I have P5Q-E and TWIN 2X 4096 - 8500 C5DF G,
Help me How to active EPP Option for the Ram , i cant find it in my Bios


----------



## greenbrucelee (Apr 24, 2007)

haywired2002 said:


> I have P5Q-E and TWIN 2X 4096 - 8500 C5DF G,
> Help me How to active EPP Option for the Ram , i cant find it in my Bios


put it in the matching slots on your mobo, so if slot 1 is black for example then put one in there and find the other black slot and put the other one in there. Then it will work. EPP is not an option you have to knock on or off it just does it or not depending onm where your ram is.

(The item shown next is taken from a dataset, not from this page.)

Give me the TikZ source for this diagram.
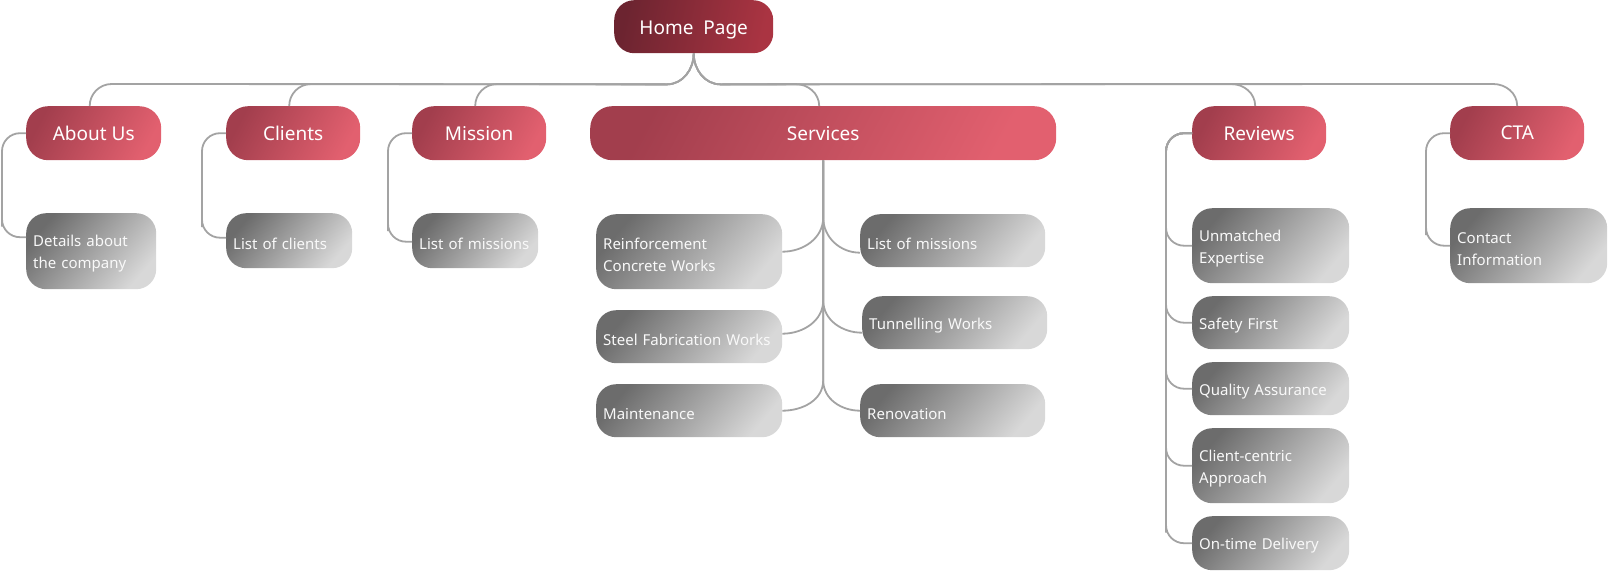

Aslong as the dimms are in the same coloured slots it will work


----------



## haywired2002 (Mar 22, 2009)

greenbrucelee said:


> put it in the matching slots on your mobo, so if slot 1 is black for example then put one in there and find the other black slot and put the other one in there. Then it will work. EPP is not an option you have to knock on or off it just does it or not depending onm where your ram is.
> 
> Aslong as the dimms are in the same coloured slots it will work



Mine are Fitted in Yellow SLots
So You are saying this Option Turns on Automatically


----------



## greenbrucelee (Apr 24, 2007)

haywired2002 said:


> Mine are Fitted in Yellow SLots
> So You are saying this Option Turns on Automatically


it should do but your board needs to be able to support EPP otherwise it wont do it.

are you having issues? if your ram is running at full speed for example 1066MHz 5-5-5-15 then epp will be enable if you 1066MHz ram is running at 800MHz you will have to set the timings manually


----------



## linderman (May 20, 2005)

if you are looking for a EPP option to enable or disable


I dont think you will find it like that ............EPP= Enhanced Performance Profile

usually in the ram section of overclocking you will see a Memory Profile ........... standard / boost / turbo will be the options or something in that style


----------